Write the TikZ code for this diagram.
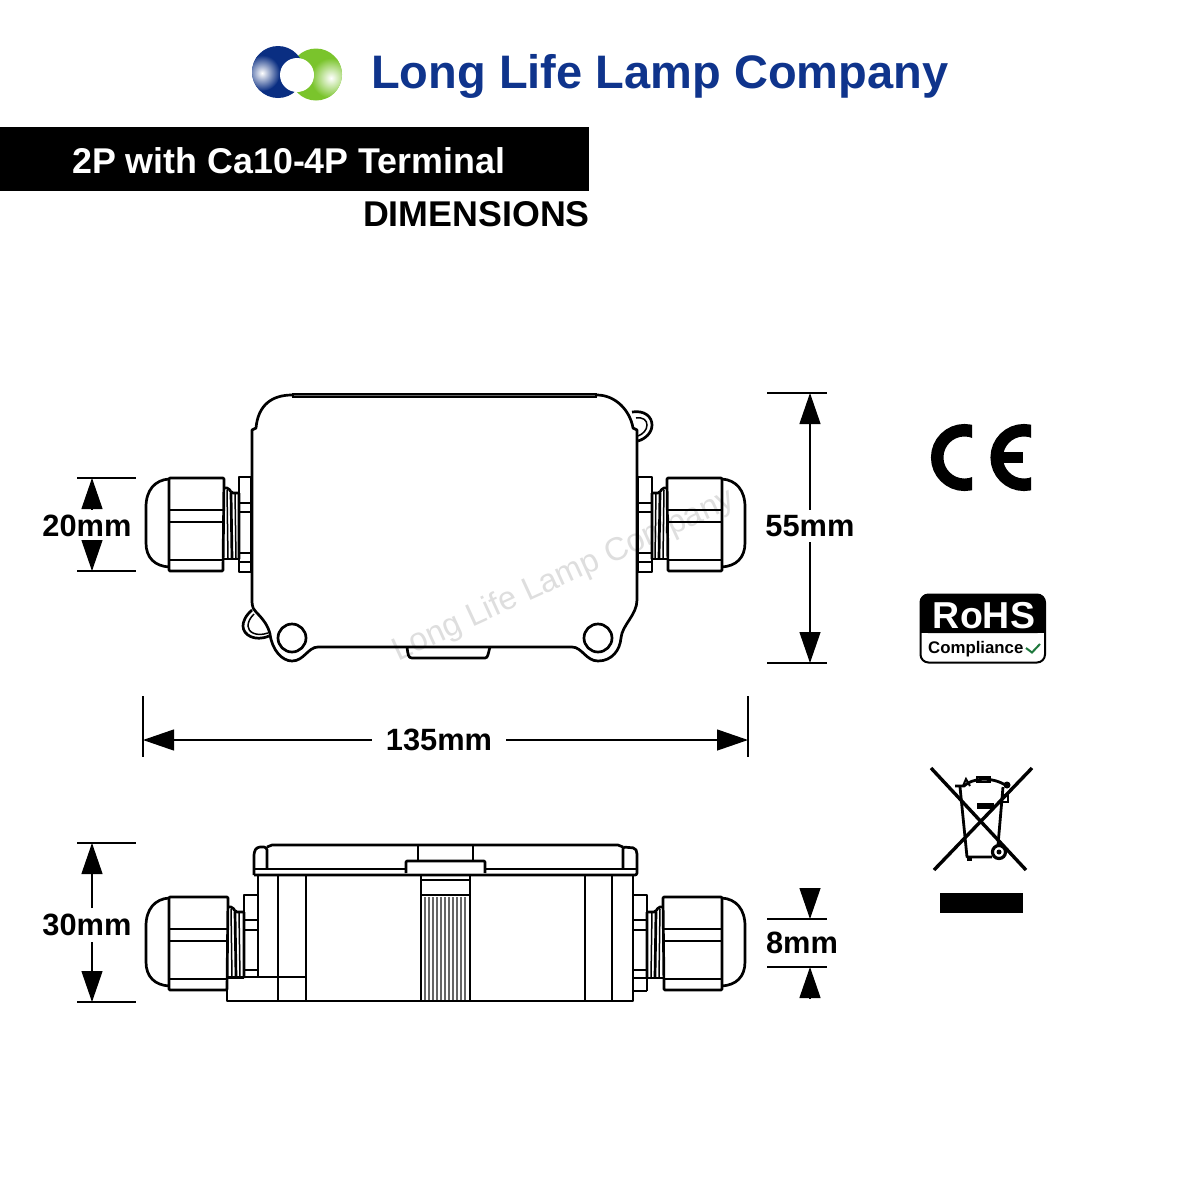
\documentclass[tikz,border=0pt]{standalone}
\usepackage{fontspec}
\setmainfont{Liberation Sans}
\usetikzlibrary{arrows.meta}
\definecolor{lampblue}{RGB}{15,52,140}
\definecolor{logoblue}{RGB}{10,46,130}
\definecolor{logogreen}{RGB}{122,196,44}
\definecolor{checkgreen}{RGB}{30,120,60}
\newcommand{\fs}[1]{\fontsize{#1}{#1}\selectfont}
\newcommand{\glandbody}[1]{%
  \draw[part] (169,479) .. controls (155,480) and (146,490) .. (146,507) -- (146,543) .. controls (146,558) and (155,566) .. (169,567);
  \draw[part,rounded corners=1] (169,478) -- (#1,478) -- (#1-1,571) -- (169,571) -- cycle;
  \draw[part] (169,510) -- (#1-1,510) (169,522) -- (#1-1,522) (169,560) -- (#1-1,560);
}
\newcommand{\glandthread}[2]{% x start, x end
  \draw[part,rounded corners=2] (#1,488) -- (#1+5,488) -- (#1+7,493) -- (#2,493);
  \draw[part,rounded corners=2] (#1,559) -- (#2,559);
  \draw[part] (#1+7,493) -- (#1+8,558) (#2,493) -- (#2,559);
  \draw[thinpart] (#1+3,490) -- (#1+4,558) (#1+11,493) -- (#1+12,558);
}
\tikzset{
  part/.style={line width=2.7pt,line join=round,black},
  thinpart/.style={line width=1.5pt,black},
  dimline/.style={line width=1.1pt,black},
  dimarrow/.style={line width=1.2pt,black,-{Triangle[length=31pt,width=21pt]}},
  dimtext/.style={font=\bfseries\fs{30.8},text height=20pt,text depth=0pt,inner xsep=14pt,inner ysep=6pt},
  ce/.style={line width=12.5pt,black},
}
\begin{document}
\begin{tikzpicture}[x=1pt,y=-1pt]
\useasboundingbox (0,0) rectangle (1200,1200);
\fill[white] (0,0) rectangle (1200,1200);
% logo
\fill[logogreen] (316,74.5) circle (26);
\begin{scope}\clip (316,74.5) circle (26);
\shade[inner color=white,outer color=logogreen] (331,78) circle (20);
\end{scope}
\fill[logoblue] (278,72) circle (26);
\begin{scope}\clip (278,72) circle (26);
\shade[inner color=white,outer color=logoblue] (262,73) circle (18);
\end{scope}
\begin{scope}\clip (278,72) circle (26); \clip (240,75) rectangle (360,110);
\fill[logogreen] (316,74.5) circle (26);
\end{scope}
\fill[white] (297,75) circle (17);
% headings
\node[anchor=base west,inner sep=0,text=lampblue,font=\bfseries\fs{47}] (title) at (371,88) {Long Life Lamp Company};
\fill[black] (0,127) rectangle (589,191);
\node[anchor=base west,inner sep=0,text=white,font=\bfseries\fs{35.8}] (model) at (72,173) {2P with Ca10-4P Terminal};
\node[anchor=base east,inner sep=0,font=\bfseries\fs{35.8}] (dims) at (590,226) {DIMENSIONS};
% watermark
\node[rotate=24.6,text=black!13,font=\fs{32.5},inner sep=0] (wm) at (564,576) {Long Life Lamp Company};
% top view
\draw[part] (252,430) -- (252,600) .. controls (252,608) and (254,610) .. (256,612) .. controls (264,620) and (268,626) .. (270,634) .. controls (272,650) and (282,661) .. (292,661) .. controls (304,661) and (308,647) .. (318,647) -- (572,647) .. controls (582,647) and (586,661) .. (598,661) .. controls (612,661) and (620,650) .. (621,638) .. controls (622,625) and (637,615) .. (637,600) -- (637,430) -- (633,428) .. controls (630,410) and (615,395) .. (597,395) -- (292,395) .. controls (272,395) and (258,405) .. (256,428) -- cycle;
\draw[line width=5.5pt,black] (292,395.5) -- (597,395.5);
\draw[line width=.5pt,black!60] (294,395.5) -- (595,395.5);
\draw[part] (490,647) .. controls (488,654) and (488,658) .. (485,658) -- (412,658) .. controls (408,658) and (408,654) .. (407,647);
\draw[part] (292,638) circle (14) (598,638) circle (14);
\draw[part] (632,412) .. controls (645,410) and (652,417) .. (652,425) .. controls (652,433) and (645,439) .. (638,441);
\draw[thinpart] (636,418) .. controls (643,417) and (647,420) .. (647,425) .. controls (647,430) and (643,434) .. (638,436);
\draw[part] (252,610) .. controls (245,616) and (243,622) .. (243,626) .. controls (243,635) and (255,642) .. (269,636);
\draw[thinpart] (254,614) .. controls (250,618) and (248,622) .. (248,626) .. controls (248,632) and (256,637) .. (268,633);
\glandbody{224}
\glandthread{224}{239}
\draw[part] (239,477) rectangle (251,572);
\draw[part] (239,503) -- (251,503) (239,512) -- (251,512) (239,553) -- (251,553) (239,562) -- (251,562);
\begin{scope}[shift={(891,0)},xscale=-1]
\glandbody{224}
\glandthread{224}{239}
\draw[part] (239,477) rectangle (253,572);
\draw[part] (239,503) -- (253,503) (239,512) -- (253,512) (239,553) -- (253,553) (239,562) -- (253,562);
\end{scope}
% bottom view
\begin{scope}[shift={(0,419)}]
\glandbody{228}
\glandthread{228}{244}
\end{scope}
\begin{scope}[shift={(891,419)},xscale=-1]
\glandbody{228}
\glandthread{228}{244}
\end{scope}
\draw[part] (244,976) -- (244,895) -- (258,895);
\draw[part] (244,920) -- (258,920) (244,930) -- (258,930) (244,970) -- (258,970);
\draw[part] (647,991) -- (633,991) (647,991) -- (647,895) -- (633,895);
\draw[part] (633,920) -- (647,920) (633,930) -- (647,930) (633,970) -- (647,970) (633,978) -- (647,978);
\draw[part] (258,875) -- (258,977) (227,977) -- (305,977) (227,977) -- (227,1001) -- (633,1001) -- (633,875);
\draw[part] (278,875) -- (278,1001) (306,875) -- (306,1001) (585,875) -- (585,1001) (612,875) -- (612,1001);
\draw[part,rounded corners=2] (254,875) -- (637,875) -- (637,852) -- (635,848) -- (623,847) -- (623,869);
\draw[part,rounded corners=3] (254,875) -- (254,852) -- (257,847) -- (267,847) -- (267,869);
\draw[part] (254,869) -- (406,869) (485,869) -- (637,869);
\draw[part] (267,847) -- (272,845) -- (618,845) -- (623,847);
\draw[part] (418,845) -- (418,861) (473,845) -- (473,861);
\draw[part,fill=white,rounded corners=1] (406,873) -- (406,861) -- (485,861) -- (485,873);
\draw[part] (421,875) -- (421,1001) (470,875) -- (470,1001) (421,895) -- (470,895) (421,880) -- (470,880);
\foreach \rx in {425,429,433,437,441,445,449,453,457,461,465}
  \draw[line width=1.5pt,black!60] (\rx,897) -- (\rx,1000);
% dimensions: 20mm
\coordinate (a20t1) at (77,478); \coordinate (a20t2) at (136,478);
\coordinate (a20b1) at (77,571); \coordinate (a20b2) at (136,571);
\coordinate (a20up) at (92,478); \coordinate (a20dn) at (92,571);
\coordinate (a20ub) at (92,509); \coordinate (a20db) at (92,540);
\node[dimtext,inner sep=0] (l20) at (87,526) {20mm};
\draw[dimline] (a20t1) -- (a20t2); \draw[dimline] (a20b1) -- (a20b2);
\draw[dimarrow] (a20ub) -- (a20up); \draw[dimarrow] (a20db) -- (a20dn);
% 55mm
\coordinate (a55t1) at (767,393); \coordinate (a55t2) at (827,393);
\coordinate (a55b1) at (767,663); \coordinate (a55b2) at (827,663);
\coordinate (a55up) at (810,393); \coordinate (a55dn) at (810,663);
\node[dimtext] (l55) at (810,526) {55mm};
\draw[dimline] (a55t1) -- (a55t2); \draw[dimline] (a55b1) -- (a55b2);
\draw[dimarrow] (l55) -- (a55up); \draw[dimarrow] (l55) -- (a55dn);
% 135mm
\coordinate (a135l1) at (143,696); \coordinate (a135l2) at (143,757);
\coordinate (a135r1) at (748,696); \coordinate (a135r2) at (748,757);
\coordinate (a135l) at (143,740); \coordinate (a135r) at (748,740);
\node[dimtext] (l135) at (439,740) {135mm};
\draw[dimline] (a135l1) -- (a135l2); \draw[dimline] (a135r1) -- (a135r2);
\draw[dimarrow] (l135) -- (a135l); \draw[dimarrow] (l135) -- (a135r);
% 30mm
\coordinate (a30t1) at (77,843); \coordinate (a30t2) at (136,843);
\coordinate (a30b1) at (77,1002); \coordinate (a30b2) at (136,1002);
\coordinate (a30up) at (92,843); \coordinate (a30dn) at (92,1002);
\coordinate (a30ub) at (92,908); \coordinate (a30db) at (92,942);
\node[dimtext,inner sep=0] (l30) at (87,925) {30mm};
\draw[dimline] (a30t1) -- (a30t2); \draw[dimline] (a30b1) -- (a30b2);
\draw[dimarrow] (a30ub) -- (a30up); \draw[dimarrow] (a30db) -- (a30dn);
% 8mm
\coordinate (a8t1) at (767,919); \coordinate (a8t2) at (827,919);
\coordinate (a8b1) at (767,967); \coordinate (a8b2) at (827,967);
\coordinate (a8up) at (810,888); \coordinate (a8uptip) at (810,919);
\coordinate (a8dn) at (810,998); \coordinate (a8dntip) at (810,967);
\node[dimtext,inner sep=0] (l8) at (802,943) {8mm};
\draw[dimline] (a8t1) -- (a8t2); \draw[dimline] (a8b1) -- (a8b2);
\draw[dimarrow] (a8up) -- (a8uptip); \draw[dimarrow] (a8dn) -- (a8dntip);
% CE
\begin{scope}\clip (925,415) rectangle (972,500);
\draw[ce] (964.5,457.5) circle (27.3);
\end{scope}
\begin{scope}\clip (985,415) rectangle (1031,500);
\draw[ce] (1024,457.5) circle (27.3);
\end{scope}
\fill[black] (1000,452) rectangle (1023,463);
% RoHS
\draw[line width=2pt,black,fill=white,rounded corners=8] (920.5,594.5) rectangle (1045,662.5);
\fill[black,rounded corners=8] (920,594) -- (1045.5,594) -- (1045.5,633) -- (920,633) -- cycle;
\fill[black] (920,620) rectangle (1045.5,633);
\node[anchor=base,inner sep=0,text=white,font=\bfseries\fs{37.5}] (rohs) at (984,628) {RoHS};
\node[anchor=base west,inner sep=0,font=\bfseries\fs{16.8}] (comp) at (928,653) {Compliance};
\draw[line width=2pt,checkgreen] (1026,648) -- (1032,652.5) -- (1040,644);
% WEEE
\draw[line width=3.4pt,black] (931,768) -- (1026,870) (1032,768) -- (934,870);
\draw[line width=2.8pt,black,line join=round] (960,787) -- (967,857) -- (992,857);
\draw[line width=2.8pt,black] (1003,787) -- (998,845);
\draw[line width=2.8pt,black] (955,786) -- (964,786) .. controls (972,778) and (992,776) .. (1007,786);
\draw[line width=2pt,black] (963,786) -- (966,779) -- (970,786);
\draw[line width=2pt,black] (977,777) rectangle (990,782);
\fill[black] (1007,785) circle (3.5);
\draw[line width=1.8pt,black] (1002,795) -- (1008,795) -- (1008,802) -- (1002,802);
\fill[black] (977,803) rectangle (994,809);
\fill[black] (967,856) rectangle (972,861);
\draw[line width=3.2pt,black,fill=white] (999,852) circle (6.5);
\fill[black] (999,852) circle (2.5);
\fill[black] (940,893) rectangle (1023,913);
\end{tikzpicture}
\end{document}
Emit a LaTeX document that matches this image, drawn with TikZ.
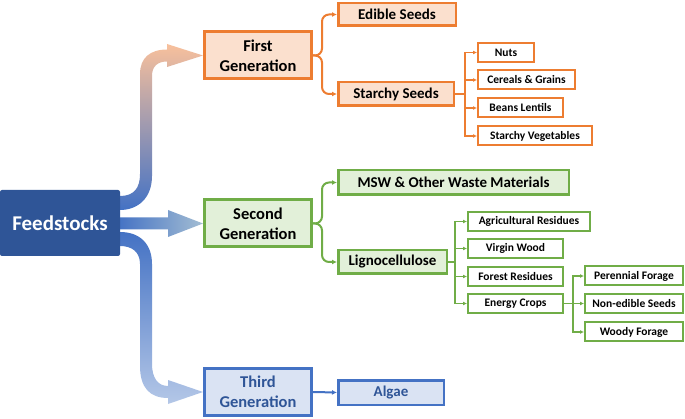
\documentclass[tikz,border=0pt]{standalone}
\usepackage{fontspec}
\setmainfont{Carlito}
\usetikzlibrary{arrows.meta,backgrounds}

\definecolor{feedblue}{HTML}{2F5597}
\definecolor{orangeline}{HTML}{ED7D31}
\definecolor{orangefill}{HTML}{FBE0CE}
\definecolor{greenline}{HTML}{70AD47}
\definecolor{greenfill}{HTML}{E2F0D9}
\definecolor{blueline}{HTML}{4472C4}
\definecolor{bluefill}{HTML}{DAE3F3}
\definecolor{peach}{HTML}{F8C09C}
\definecolor{paleblue}{HTML}{B4C7E7}
\definecolor{greyblue}{HTML}{A3BDD3}

\begin{document}
\begin{tikzpicture}[x=1pt,y=-1pt,
    >={Latex[length=5pt,width=5pt]},
    genbox/.style={draw,line width=3pt,minimum width=107pt,minimum height=47pt,inner sep=0pt,align=center,font=\bfseries\fontsize{16.5}{20}\selectfont},
    midbox/.style={draw,line width=2.5pt,inner sep=0pt,font=\bfseries\fontsize{15}{17}\selectfont},
    leafbox/.style={draw,line width=2pt,fill=white,minimum height=19pt,inner sep=0pt,font=\bfseries\fontsize{11.5}{13}\selectfont},
    brace/.style={line width=2pt,rounded corners=7pt,->},
    bus/.style={line width=1.5pt,-{Latex[length=4pt,width=4pt]}}]
  \useasboundingbox (0,0) rectangle (685,419);

  % root
  \node[fill=feedblue,text=white,rounded corners=2pt,minimum width=120pt,minimum height=66pt,inner sep=0pt,
        font=\bfseries\fontsize{21}{24}\selectfont] (feed) at (60,223) {Feedstocks};

  % generations
  \node[genbox,draw=orangeline,fill=orangefill] (gen1) at (258,55.5) {First\\Generation};
  \node[genbox,draw=greenline,fill=greenfill] (gen2) at (258,223.5) {Second\\Generation};
  \node[genbox,draw=blueline,fill=bluefill,text=feedblue] (gen3) at (258,392) {Third\\Generation};

  % first generation
  \node[midbox,draw=orangeline,fill=orangefill,minimum width=117.5pt,minimum height=22.5pt] (edible) at (397,14.5) {Edible Seeds};
  \node[midbox,draw=orangeline,fill=orangefill,minimum width=115.5pt,minimum height=23.5pt] (starchy) at (396,94) {Starchy Seeds};
  \node[leafbox,draw=orangeline,minimum width=56pt] (nuts) at (506,52.5) {Nuts};
  \node[leafbox,draw=orangeline,minimum width=97pt] (cereals) at (526.5,80) {Cereals \& Grains};
  \node[leafbox,draw=orangeline,minimum width=85pt] (beans) at (520.5,108) {Beans Lentils};
  \node[leafbox,draw=orangeline,minimum width=114pt] (starveg) at (535,136) {Starchy Vegetables};

  % second generation
  \node[midbox,draw=greenline,fill=greenfill,minimum width=230.5pt,minimum height=24.5pt] (msw) at (453.5,182.5) {MSW \& Other Waste Materials};
  \node[midbox,draw=greenline,fill=greenfill,minimum width=108.5pt,minimum height=23.5pt] (ligno) at (392.5,262) {Lignocellulose};
  \node[leafbox,draw=greenline,minimum width=122pt] (agri) at (529,221.5) {Agricultural Residues};
  \node[leafbox,draw=greenline,minimum width=95pt] (virgin) at (515.5,248.5) {Virgin Wood};
  \node[leafbox,draw=greenline,minimum width=95pt] (forest) at (515.5,276.5) {Forest Residues};
  \node[leafbox,draw=greenline,minimum width=95pt] (energy) at (515.5,303.5) {Energy Crops};
  \node[leafbox,draw=greenline,minimum width=98pt] (peren) at (634,276) {Perennial Forage};
  \node[leafbox,draw=greenline,minimum width=98pt] (nonedible) at (634,303.5) {Non-edible Seeds};
  \node[leafbox,draw=greenline,minimum width=98pt] (woody) at (634,332) {Woody Forage};

  % third generation
  \node[midbox,draw=blueline,fill=bluefill,text=feedblue,minimum width=105.5pt,minimum height=24.5pt] (algae) at (391,392.5) {Algae};

  % connectors
  \draw[brace,orangeline] (gen1.east) -- ++(9,0) |- (edible.west);
  \draw[brace,orangeline] (gen1.east) -- ++(9,0) |- (starchy.west);
  \draw[orangeline,line width=1.5pt] (starchy.east) -- ++(10,0) coordinate (sbus);
  \foreach \n in {nuts,cereals,beans,starveg}
    \draw[bus,orangeline] (sbus) |- (\n.west);

  \draw[brace,greenline] (gen2.east) -- ++(9,0) |- (msw.west);
  \draw[brace,greenline] (gen2.east) -- ++(9,0) |- (ligno.west);
  \draw[greenline,line width=1.5pt] (ligno.east) -- ++(7,0) coordinate (lbus);
  \foreach \n in {agri,virgin,forest,energy}
    \draw[bus,greenline] (lbus) |- (\n.west);
  \draw[greenline,line width=1.5pt] (energy.east) -- ++(9,0) coordinate (ebus);
  \foreach \n in {peren,nonedible,woody}
    \draw[bus,greenline] (ebus) |- (\n.west);

  \draw[blueline,line width=2pt,->] (gen3.east) -- (algae.west);

  % big arrows
  \begin{pgfonlayer}{background}
    \shade[top color=peach,bottom color=blueline] (120,196) .. controls (134,196) and (140,188) .. (140,174)
      -- (140,74) .. controls (140,58) and (150,49.5) .. (167,49.5) -- (167,44) -- (gen1.west) -- (167,67)
      -- (167,61.5) .. controls (158,61.5) and (152,66) .. (152,76) -- (152,176)
      .. controls (152,198) and (138,210) .. (120,210) -- cycle;
    \shade[left color=blueline,right color=greyblue] (118,217.5) -- (168,217.5) -- (168,210) -- (gen2.west)
      -- (168,237) -- (168,229.5) -- (118,229.5) -- cycle;
    \shade[top color=blueline,bottom color=paleblue] (120,232) .. controls (140,232) and (152,244) .. (152,264)
      -- (152,364) .. controls (152,378) and (158,386) .. (168,386) -- (168,380) -- (gen3.west) -- (168,404)
      -- (168,398) .. controls (150,398) and (140,388) .. (140,366) -- (140,264)
      .. controls (140,252) and (132,246) .. (120,246) -- cycle;
  \end{pgfonlayer}
\end{tikzpicture}
\end{document}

Written instruction → For the listing above, give the number of lines in which the string "with" occurs, and nothing else.

Correct response → 2